__Material provided__:
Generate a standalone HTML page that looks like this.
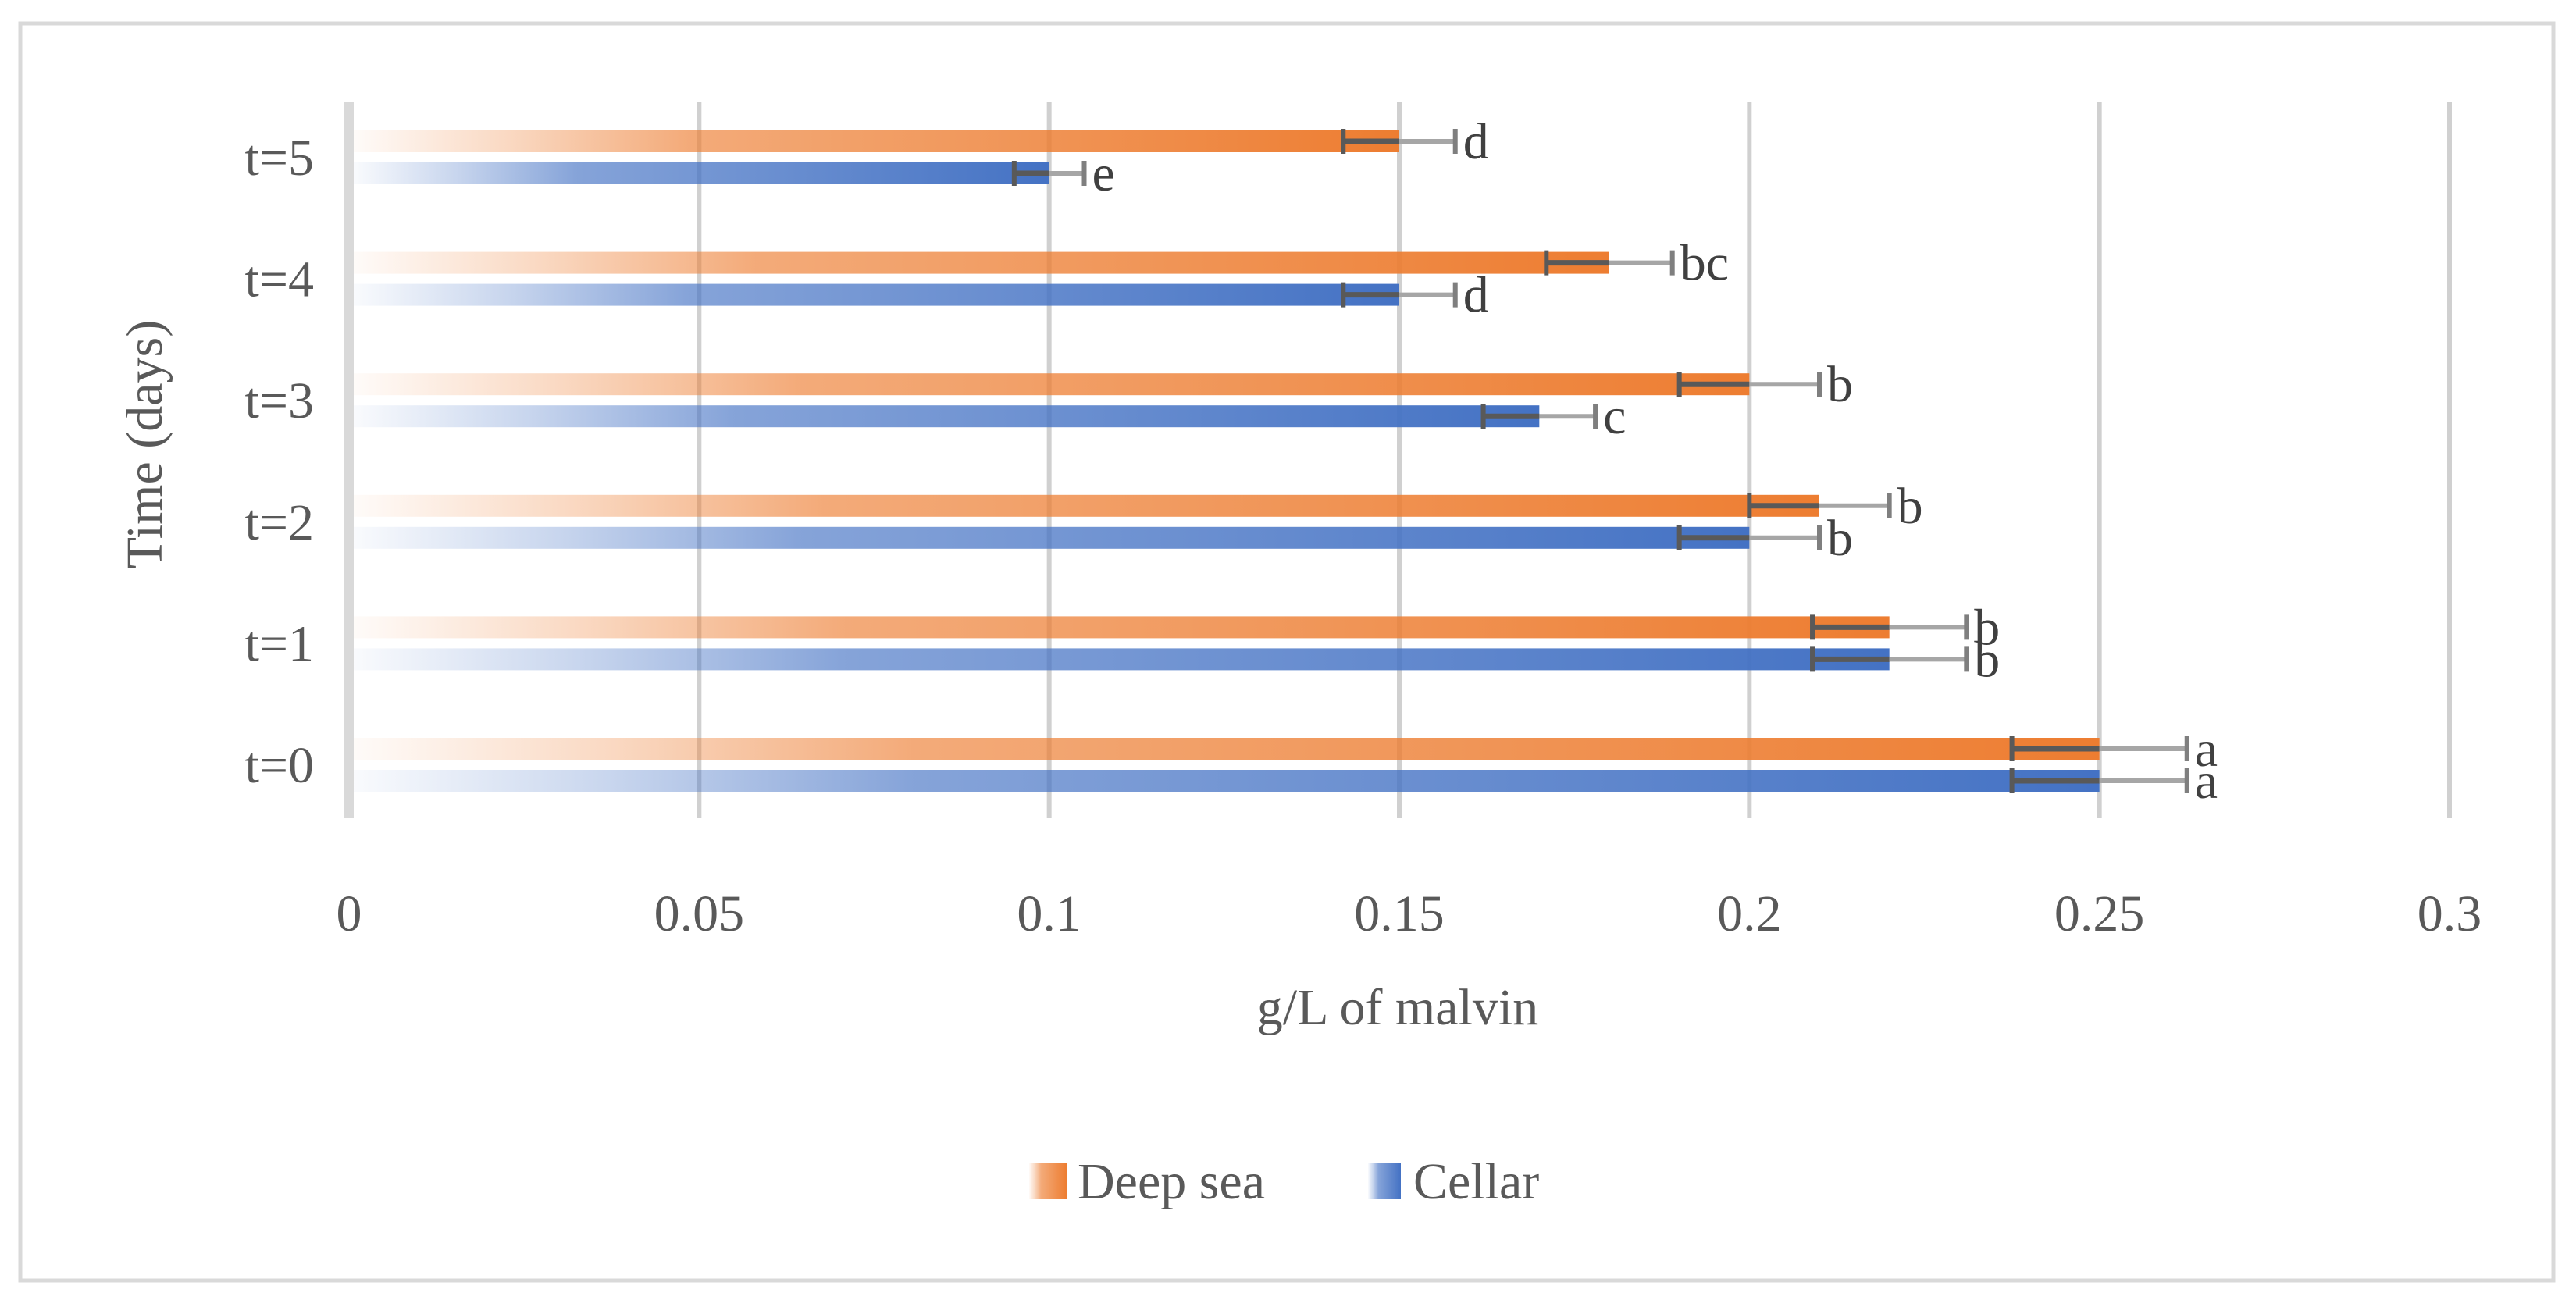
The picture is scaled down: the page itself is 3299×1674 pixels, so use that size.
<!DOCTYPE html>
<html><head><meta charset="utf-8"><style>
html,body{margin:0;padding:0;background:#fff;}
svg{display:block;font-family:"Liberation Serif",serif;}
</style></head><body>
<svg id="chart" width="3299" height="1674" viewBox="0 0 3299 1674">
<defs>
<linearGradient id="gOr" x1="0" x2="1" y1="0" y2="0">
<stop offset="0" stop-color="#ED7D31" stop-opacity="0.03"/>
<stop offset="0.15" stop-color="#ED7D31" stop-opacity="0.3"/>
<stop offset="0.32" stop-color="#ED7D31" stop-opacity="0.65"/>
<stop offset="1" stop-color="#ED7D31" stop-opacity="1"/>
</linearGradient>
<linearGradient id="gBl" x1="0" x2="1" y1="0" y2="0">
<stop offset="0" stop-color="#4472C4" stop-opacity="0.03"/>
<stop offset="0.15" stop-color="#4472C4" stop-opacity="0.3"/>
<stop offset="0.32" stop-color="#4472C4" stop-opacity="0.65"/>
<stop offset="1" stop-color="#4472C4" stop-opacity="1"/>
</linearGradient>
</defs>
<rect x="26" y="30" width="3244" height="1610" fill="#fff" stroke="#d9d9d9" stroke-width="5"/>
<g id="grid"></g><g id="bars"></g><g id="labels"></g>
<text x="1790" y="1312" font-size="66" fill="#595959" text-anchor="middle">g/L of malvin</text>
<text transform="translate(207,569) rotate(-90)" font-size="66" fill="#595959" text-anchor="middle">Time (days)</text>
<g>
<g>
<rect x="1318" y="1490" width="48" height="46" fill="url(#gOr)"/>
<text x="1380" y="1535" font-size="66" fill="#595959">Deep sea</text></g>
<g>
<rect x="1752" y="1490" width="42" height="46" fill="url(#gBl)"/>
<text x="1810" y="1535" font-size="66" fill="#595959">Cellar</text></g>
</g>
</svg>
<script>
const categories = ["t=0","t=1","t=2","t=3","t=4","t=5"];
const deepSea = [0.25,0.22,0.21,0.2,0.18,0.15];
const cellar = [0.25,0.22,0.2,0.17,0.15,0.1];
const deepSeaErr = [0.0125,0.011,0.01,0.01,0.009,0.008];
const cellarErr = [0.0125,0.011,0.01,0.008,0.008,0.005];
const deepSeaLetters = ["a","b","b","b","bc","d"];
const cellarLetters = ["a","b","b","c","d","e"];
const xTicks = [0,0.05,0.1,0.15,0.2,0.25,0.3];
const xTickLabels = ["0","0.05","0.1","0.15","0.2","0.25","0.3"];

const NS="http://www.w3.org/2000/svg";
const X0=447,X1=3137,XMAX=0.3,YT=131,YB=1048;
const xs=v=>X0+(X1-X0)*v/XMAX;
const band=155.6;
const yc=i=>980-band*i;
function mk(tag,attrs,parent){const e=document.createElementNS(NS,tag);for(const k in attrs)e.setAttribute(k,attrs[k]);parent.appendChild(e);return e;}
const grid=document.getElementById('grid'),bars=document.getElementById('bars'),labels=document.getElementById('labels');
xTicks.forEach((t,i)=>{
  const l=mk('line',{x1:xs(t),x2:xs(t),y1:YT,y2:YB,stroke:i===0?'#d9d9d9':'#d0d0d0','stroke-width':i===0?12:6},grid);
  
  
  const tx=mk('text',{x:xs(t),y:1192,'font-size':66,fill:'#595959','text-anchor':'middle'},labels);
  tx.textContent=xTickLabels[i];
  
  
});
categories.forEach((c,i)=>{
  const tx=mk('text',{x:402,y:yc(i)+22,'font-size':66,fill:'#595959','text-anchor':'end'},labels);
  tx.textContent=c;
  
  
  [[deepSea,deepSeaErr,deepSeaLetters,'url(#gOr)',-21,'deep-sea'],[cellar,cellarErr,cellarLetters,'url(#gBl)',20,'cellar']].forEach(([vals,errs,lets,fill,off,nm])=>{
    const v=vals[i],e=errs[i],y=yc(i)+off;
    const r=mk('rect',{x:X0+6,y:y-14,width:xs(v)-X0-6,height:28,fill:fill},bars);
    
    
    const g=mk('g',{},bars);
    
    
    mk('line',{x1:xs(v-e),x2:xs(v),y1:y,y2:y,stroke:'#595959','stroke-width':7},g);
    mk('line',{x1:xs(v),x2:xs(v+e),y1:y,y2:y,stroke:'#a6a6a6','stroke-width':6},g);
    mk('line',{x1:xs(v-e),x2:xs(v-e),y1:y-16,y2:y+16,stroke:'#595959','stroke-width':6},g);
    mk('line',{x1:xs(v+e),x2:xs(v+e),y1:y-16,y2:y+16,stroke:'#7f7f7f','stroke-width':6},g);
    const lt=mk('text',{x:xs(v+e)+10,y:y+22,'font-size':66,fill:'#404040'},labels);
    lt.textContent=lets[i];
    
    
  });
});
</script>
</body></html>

__Written exercise__: The material above must be printed exactly, with its pictures left out.

__Exercise output__:
Generate a standalone HTML page that looks like this.
The picture is scaled down: the page itself is 3299×1674 pixels, so use that size.
<!DOCTYPE html>
<html><head><meta charset="utf-8"><style>
html,body{margin:0;padding:0;background:#fff;}
svg{display:block;font-family:"Liberation Serif",serif;}
</style></head><body>
<svg id="chart" width="3299" height="1674" viewBox="0 0 3299 1674">
<defs>
<linearGradient id="gOr" x1="0" x2="1" y1="0" y2="0">
<stop offset="0" stop-color="#ED7D31" stop-opacity="0.03"/>
<stop offset="0.15" stop-color="#ED7D31" stop-opacity="0.3"/>
<stop offset="0.32" stop-color="#ED7D31" stop-opacity="0.65"/>
<stop offset="1" stop-color="#ED7D31" stop-opacity="1"/>
</linearGradient>
<linearGradient id="gBl" x1="0" x2="1" y1="0" y2="0">
<stop offset="0" stop-color="#4472C4" stop-opacity="0.03"/>
<stop offset="0.15" stop-color="#4472C4" stop-opacity="0.3"/>
<stop offset="0.32" stop-color="#4472C4" stop-opacity="0.65"/>
<stop offset="1" stop-color="#4472C4" stop-opacity="1"/>
</linearGradient>
</defs>
<rect x="26" y="30" width="3244" height="1610" fill="#fff" stroke="#d9d9d9" stroke-width="5"/>
<g id="grid"></g><g id="bars"></g><g id="labels"></g>
<text x="1790" y="1312" font-size="66" fill="#595959" text-anchor="middle">g/L of malvin</text>
<text transform="translate(207,569) rotate(-90)" font-size="66" fill="#595959" text-anchor="middle">Time (days)</text>
<g>
<g>
<rect x="1318" y="1490" width="48" height="46" fill="url(#gOr)"/>
<text x="1380" y="1535" font-size="66" fill="#595959">Deep sea</text></g>
<g>
<rect x="1752" y="1490" width="42" height="46" fill="url(#gBl)"/>
<text x="1810" y="1535" font-size="66" fill="#595959">Cellar</text></g>
</g>
</svg>
<script>
const categories = ["t=0","t=1","t=2","t=3","t=4","t=5"];
const deepSea = [0.25,0.22,0.21,0.2,0.18,0.15];
const cellar = [0.25,0.22,0.2,0.17,0.15,0.1];
const deepSeaErr = [0.0125,0.011,0.01,0.01,0.009,0.008];
const cellarErr = [0.0125,0.011,0.01,0.008,0.008,0.005];
const deepSeaLetters = ["a","b","b","b","bc","d"];
const cellarLetters = ["a","b","b","c","d","e"];
const xTicks = [0,0.05,0.1,0.15,0.2,0.25,0.3];
const xTickLabels = ["0","0.05","0.1","0.15","0.2","0.25","0.3"];

const NS="http://www.w3.org/2000/svg";
const X0=447,X1=3137,XMAX=0.3,YT=131,YB=1048;
const xs=v=>X0+(X1-X0)*v/XMAX;
const band=155.6;
const yc=i=>980-band*i;
function mk(tag,attrs,parent){const e=document.createElementNS(NS,tag);for(const k in attrs)e.setAttribute(k,attrs[k]);parent.appendChild(e);return e;}
const grid=document.getElementById('grid'),bars=document.getElementById('bars'),labels=document.getElementById('labels');
xTicks.forEach((t,i)=>{
  const l=mk('line',{x1:xs(t),x2:xs(t),y1:YT,y2:YB,stroke:i===0?'#d9d9d9':'#d0d0d0','stroke-width':i===0?12:6},grid);
  
  
  const tx=mk('text',{x:xs(t),y:1192,'font-size':66,fill:'#595959','text-anchor':'middle'},labels);
  tx.textContent=xTickLabels[i];
  
  
});
categories.forEach((c,i)=>{
  const tx=mk('text',{x:402,y:yc(i)+22,'font-size':66,fill:'#595959','text-anchor':'end'},labels);
  tx.textContent=c;
  
  
  [[deepSea,deepSeaErr,deepSeaLetters,'url(#gOr)',-21,'deep-sea'],[cellar,cellarErr,cellarLetters,'url(#gBl)',20,'cellar']].forEach(([vals,errs,lets,fill,off,nm])=>{
    const v=vals[i],e=errs[i],y=yc(i)+off;
    const r=mk('rect',{x:X0+6,y:y-14,width:xs(v)-X0-6,height:28,fill:fill},bars);
    
    
    const g=mk('g',{},bars);
    
    
    mk('line',{x1:xs(v-e),x2:xs(v),y1:y,y2:y,stroke:'#595959','stroke-width':7},g);
    mk('line',{x1:xs(v),x2:xs(v+e),y1:y,y2:y,stroke:'#a6a6a6','stroke-width':6},g);
    mk('line',{x1:xs(v-e),x2:xs(v-e),y1:y-16,y2:y+16,stroke:'#595959','stroke-width':6},g);
    mk('line',{x1:xs(v+e),x2:xs(v+e),y1:y-16,y2:y+16,stroke:'#7f7f7f','stroke-width':6},g);
    const lt=mk('text',{x:xs(v+e)+10,y:y+22,'font-size':66,fill:'#404040'},labels);
    lt.textContent=lets[i];
    
    
  });
});
</script>
</body></html>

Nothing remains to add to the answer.